<br>
<u>Notebook One</u> | 
<a href=https://leone.gdn/NLP target=_blank>Report</a> | 
<a href=https://github.com/andrealeone/NLP target=_blank>Repository</a>
<br><br>
<b>Transcript vectorisation</b><br><br>
Andrea Leone<br>
ML for NLP — University of Trento<br>
January 2022
<hr><br><br>

In [None]:
import project

import numpy  as np
import spacy

from tqdm.notebook import tqdm

<br>

Load the pre-trained pipelines for word embeddings:
* [`en_core_web_lg`](https://spacy.io/models/en#en_core_web_lg): English tok2vec pipeline optimized for CPU.  
Includes 685k unique vectors (300 dimensions); trained on [GloVe Common Crawl](https://nlp.stanford.edu/projects/glove/).
* [`en_core_web_trf`](https://spacy.io/models/en#en_core_web_trf): English transformer pipeline based on [RoBERTa](https://github.com/pytorch/fairseq/tree/master/examples/roberta).<br>
Includes no vectors, but can be obtained by extracting the transformer's internal embeddings (768 dimensions).

Both pipelines are trained on [WordNet 3.0](https://wordnet.princeton.edu/) lexical database of English, [ClearNLP](https://github.com/clir/clearnlp-guidelines/blob/master/md/components/dependency_conversion.md) Constituent-to-Dependency Conversion, and [OntoNotes 5](https://catalog.ldc.upenn.edu/LDC2013T19) corpus.

In [None]:
nlp  = spacy.load('en_core_web_lg')
trf  = spacy.load('en_core_web_trf')

<br>

### Static model

Query the records that still have no vector transcript

In [None]:
records = project.sql(""" 
    SELECT * FROM talks
    WHERE
        transcript IS NOT NULL AND
        vector     IS NULL
    ORDER BY slug ASC;
""")

For each record retrieved, get the transcript, input it in the `nlp` pipeline to vectorise the entire document (token-per-token), extract the document vector converting the numerical values to `float64`.

In [None]:
for record in tqdm( records ): 

    slug       = record[0]
    transcript = record[4]

    vector     = nlp( transcript ).vector.astype( np.float64 )
    vector     = project.sqlize_array( vector )

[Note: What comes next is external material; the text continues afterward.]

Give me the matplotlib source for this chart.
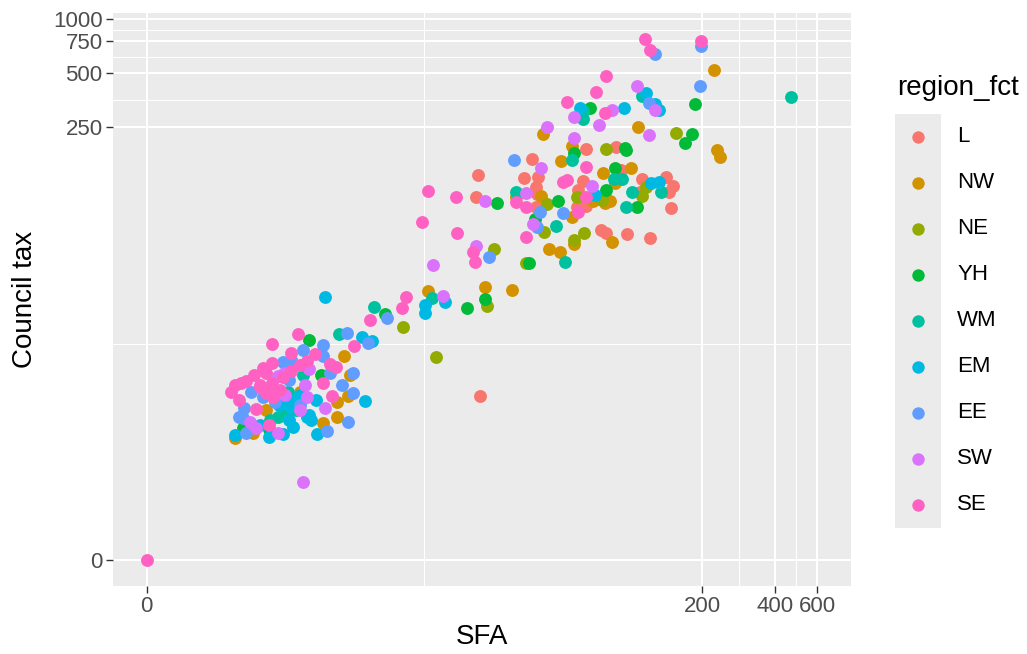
import numpy as np
import matplotlib
matplotlib.use("Agg")
import matplotlib.pyplot as plt

plt.rcParams['font.family'] = ['Liberation Sans', 'DejaVu Sans']

# region order as in the legend
regions = ['L', 'NW', 'NE', 'YH', 'WM', 'EM', 'EE', 'SW', 'SE']
colours = ['#F8766D', '#D39200', '#93AA00', '#00BA38', '#00C19F',
           '#00B9E3', '#619CFF', '#DB72FB', '#FF61C3']

# values (SFA, council tax)
sfa_L = [23.5, 36.7, 23.0, 39.3, 41.6, 40.8, 41.2, 60.9, 64.4, 60.3, 66.3, 41.0, 65.7,
         88.2, 92.5, 113, 142, 151, 146, 110, 148, 76.5, 80.2, 98, 121, 23.9]
ctax_L = [136, 130, 102, 166, 132, 116, 106, 112, 126, 90, 91, 90, 189,
          194, 145, 129, 132, 118, 109, 109, 89, 67, 65, 64, 61, 8.0]

sfa_NW = [33.7, 14.5, 25.1, 32.5, 43.6, 57.5, 52.2, 42.8, 58, 46.2, 51.7, 59.1, 84.9,
          77.9, 101, 87.4, 70.9, 79.4, 83.3, 108, 223, 231, 238, 6.4, 6.8, 6.7, 6.0,
          6.0, 5.2, 4.1, 2.8, 2.4, 1.9]
ctax_NW = [102, 31, 32.5, 31.3, 229, 196, 162, 104, 79, 53, 51, 56, 58,
           139, 148, 122, 97, 95, 97, 250, 518, 187, 171, 13.4, 10.5, 8.0, 7.4,
           6.0, 5.6, 8.4, 6.6, 4.85, 4.5]

sfa_NE = [27.3, 37.1, 25.6, 11.5, 15.7, 60.3, 45.3, 44.4, 59.1, 65, 80.2, 156, 117, 113, 77.2]
ctax_NE = [53, 44, 25.5, 19.5, 13.2, 102, 94, 66, 59, 65, 189, 232, 116, 104, 99]

sfa_YH = [28.1, 38.5, 25.1, 21.1, 9.6, 4.5, 5.1, 2.1, 2.9, 50.3, 40.4, 59.1, 96.1,
          87.4, 80.2, 107, 182, 170, 187, 68.9, 97]
ctax_YH = [95, 44, 27.9, 24.9, 23, 16.5, 10.5, 5.2, 5.1, 97, 77, 180, 191,
           148, 112, 90, 229, 204, 336, 319, 187]

sfa_WM = [33.7, 15.2, 8.6, 6.1, 4.2, 3.6, 3.35, 3.2, 3.55, 64.4, 64.4, 57.9, 49.8,
          53.8, 86.6, 93.4, 135, 102, 97, 113, 468, 3.9, 2.92]
ctax_WM = [109, 28.2, 25.2, 17.8, 10.5, 8.4, 6.9, 6.0, 6.2, 307, 277, 164, 71,
           45, 129, 129, 109, 109, 90, 372, 367, 6.63, 5.8]

sfa_EM = [17.2, 14.1, 14.2, 5.3, 7.7, 8.5, 7.9, 4.85, 4.5, 4.4, 4.6, 3.7, 1.9, 2.9,
          3.4, 3.8, 4.9, 62.6, 72.2, 123, 132, 117, 128, 132, 95.2, 3.9, 3.65,
          3.65, 4.07, 3.27, 2.6]
ctax_EM = [26.8, 25.8, 23.3, 28.6, 17.1, 16.3, 7.5, 7.6, 6.2, 6.0, 5.8, 6.9, 4.7, 4.6,
           4.8, 5.3, 4.8, 319, 105, 122, 124, 386, 336, 311, 319, 7.6, 5.8,
           7.57, 8.08, 7.08, 5.42]

sfa_EE = [26.1, 9.8, 33.1, 42.4, 53.2, 41.2, 6.6, 5.2, 4.2, 8.1, 3.4, 5.2, 7.0, 5.55,
          6.3, 7.0, 2.7, 2.35, 2.15, 4.1, 6.7, 2.1, 2.2, 5.4, 3.7, 127, 197, 195, 120, 2.0,
          3.12, 3.65]
ctax_EE = [48, 21.8, 164, 85, 83.5, 70, 18.0, 15.5, 14.5, 15.8, 12.4, 13.4, 10.8, 10.8,
           9.2, 8.3, 7.9, 8.4, 6.8, 7.1, 5.65, 5.95, 4.85, 5.0, 12.7, 635, 704, 422, 340, 6.0,
           7.37, 9.83]

sfa_SW = [25.1, 37.1, 23.2, 15.3, 16.8, 45.3, 58.6, 58.6, 42.8, 40.0, 75, 120, 69.6,
          107, 128, 84.9, 4.5, 3.2, 4.4, 5.3, 2.3, 2.5, 3.2, 4.2, 4.1, 3.45, 3.46, 4.29]
ctax_SW = [97, 108, 55, 43, 29, 250, 284, 217, 148, 72.6, 257, 226, 118,
           422, 311, 311, 11.3, 10.4, 7.9, 6.8, 5.65, 5.2, 4.85, 2.35, 6.6, 10.8, 8.08, 9.21]

sfa_SE = [0, 14.6, 19.0, 33.7, 37.4, 13.7, 19.3, 22.4, 22.8, 11.8, 11.3, 8.3, 55.3,
          66.3, 53.2, 55.3, 66.3, 60.9, 37.4, 116, 121, 198, 80.2, 72.9, 79.4,
          4.0, 3.0, 7.1, 3.7, 4.8, 4.4, 5.55, 5.95, 3.0, 2.7, 2.8, 3.7, 3.4, 5.2,
          2.2, 2.05, 1.8, 2.0, 5.7, 2.6, 3.0, 3.0, 2.5, 2.9, 3.05, 1.9, 2.6, 3.3,
          2.79, 2.44, 4.07]
ctax_SE = [0, 111, 102, 96, 90, 74.5, 65, 51, 45, 28.6, 24.9, 21.3, 344,
           150, 124, 127, 102, 85, 61.5, 770, 669, 750, 479, 391, 299,
           17.8, 15.7, 15.3, 13.9, 13.8, 12.6, 12.1, 11.6, 12.3, 11.5, 10.8, 11.0, 10.2, 9.45,
           9.7, 9.45, 8.4, 7.6, 8.0, 9.0, 9.45, 8.4, 6.7, 5.4, 7.9, 9.2, 9.2, 8.6,
           8.3, 10.5, 11.95]

sfa = [sfa_L, sfa_NW, sfa_NE, sfa_YH, sfa_WM, sfa_EM, sfa_EE, sfa_SW, sfa_SE]
ctax = [ctax_L, ctax_NW, ctax_NE, ctax_YH, ctax_WM, ctax_EM, ctax_EE, ctax_SW, ctax_SE]

x_breaks = [0, 200, 400, 600]
y_breaks = [0, 250, 500, 750, 1000]


# pseudo-log transform (asinh), like scales::pseudo_log_trans
def fwd(v):
    return np.arcsinh(np.asarray(v, dtype=float) / 2)


def inv(v):
    return 2 * np.sinh(np.asarray(v, dtype=float))


def minor_breaks(b):
    t = fwd(b)
    return list(inv((t[:-1] + t[1:]) / 2))


fig = plt.figure(figsize=(10.27, 6.54), dpi=100)
ax = fig.add_axes([113 / 1027, 1 - 586 / 654, 738 / 1027, 573 / 654])
ax.set_facecolor('#EBEBEB')
for s in ax.spines.values():
    s.set_visible(False)

ax.set_xscale('function', functions=(fwd, inv))
ax.set_yscale('function', functions=(fwd, inv))

for xs, ys, c in zip(sfa, ctax, colours):
    ax.scatter(xs, ys, s=86, color=c, linewidths=0, zorder=3)

# limits with ggplot's 5% expansion in transformed space
tx = fwd(600)
ax.set_xlim(inv(-0.05 * tx), inv(1.05 * tx))
ty = fwd(max(max(v) for v in ctax))
ax.set_ylim(inv(-0.05 * ty), inv(1.05 * ty))

ax.set_xticks(x_breaks)
ax.set_xticklabels([str(v) for v in x_breaks])
ax.set_xticks(minor_breaks(x_breaks), minor=True)
ax.set_yticks(y_breaks)
ax.set_yticklabels([str(v) for v in y_breaks])
ax.set_yticks(minor_breaks(y_breaks), minor=True)

ax.grid(True, which='major', color='white', linewidth=1.5, zorder=0)
ax.grid(True, which='minor', color='white', linewidth=0.75, zorder=0)
ax.set_axisbelow(True)
ax.tick_params(which='major', length=5, width=1.0, color='#333333',
               labelsize=16, labelcolor='#4D4D4D', pad=2.5)
ax.tick_params(which='minor', length=0)

ax.set_xlabel('SFA', fontsize=20)
ax.set_ylabel('Council tax', fontsize=20)
ax.xaxis.set_label_coords(0.5, -0.066)
ax.yaxis.set_label_coords(-0.102, 0.5)

# legend drawn ggplot-style
fig.text(897 / 1027, 1 - 88 / 654, 'region_fct', fontsize=20, va='center', ha='left')
lax = fig.add_axes([895 / 1027, 1 - 528 / 654, 46 / 1027, 414 / 654])
lax.set_facecolor('#EBEBEB')
lax.set_xlim(0, 1)
lax.set_ylim(len(regions), 0)
lax.set_xticks([])
lax.set_yticks([])
for s in lax.spines.values():
    s.set_visible(False)
for i, (r, c) in enumerate(zip(regions, colours)):
    lax.scatter([0.5], [i + 0.5], s=80, color=c, linewidths=0)
    lax.text(1.35, i + 0.5, r, fontsize=16, va='center', ha='left', clip_on=False)

fig.savefig('out.png', dpi=100)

    project.sql_commit("UPDATE talks SET vector='{0}' WHERE slug='{1}'".format(vector, slug))

<br/>

### Transformer model

Query the records that still have no vectorised transcript

In [None]:
records = project.sql(""" 
    SELECT * FROM talks
    WHERE
        transcript IS NOT NULL AND
        vector_trf IS NULL
    ORDER BY slug ASC;
""")

As transformer-based pretrained models work at tensor-level, they eventually need to be re-aligned to the tokens to extract word/span/document vectors.

In [None]:
from spacy.language import Language 

@Language.factory('tensor2attr')
class Tensor2Attr:

    def __init__(self, name, nlp):
        pass

    def __call__(self, doc):
        self.add_attributes(doc)
        return doc

    def add_attributes(self, doc):
        doc.user_hooks['vector']           = self.doc_tensor
        doc.user_span_hooks['vector']      = self.span_tensor
        doc.user_token_hooks['vector']     = self.token_tensor
        doc.user_hooks['similarity']       = self.get_similarity
        doc.user_span_hooks['similarity']  = self.get_similarity
        doc.user_token_hooks['similarity'] = self.get_similarity

    def doc_tensor(self, doc):
        return doc._.trf_data.tensors[-1].mean(axis=0)

    def span_tensor(self, span):
        tensor_ix = span.doc._.trf_data.align[span.start: span.end].data.flatten()
        out_dim   = span.doc._.trf_data.tensors[0].shape[-1]
        tensor    = span.doc._.trf_data.tensors[0].reshape(-1, out_dim)[tensor_ix]
        return tensor.mean(axis=0)

    def token_tensor(self, token):
        tensor_ix = token.doc._.trf_data.align[token.i].data.flatten()
        out_dim   = token.doc._.trf_data.tensors[0].shape[-1]
        tensor    = token.doc._.trf_data.tensors[0].reshape(-1, out_dim)[tensor_ix]
        return tensor.mean(axis=0)

    def get_similarity(self, doc1, doc2):
        return np.dot(doc1.vector, doc2.vector) / (doc1.vector_norm * doc2.vector_norm)

trf.add_pipe('tensor2attr')
trf.pipeline

For each record retrieved, get the transcript, input it in the `trf` pipeline to vectorise the entire document using the transformer, align the tensors with the tokens with the custom task, and extract the document vector converting the numerical values to `float64`.

In [None]:
for record in tqdm( records ): 

    slug       = record[0]
    transcript = record[4]

    vector     = trf( transcript ).vector.astype( np.float64 )
    vector     = project.sqlize_array( vector )

    project.sql_commit("UPDATE talks SET vector_trf='{0}' WHERE slug='{1}'".format(vector, slug))

<br/>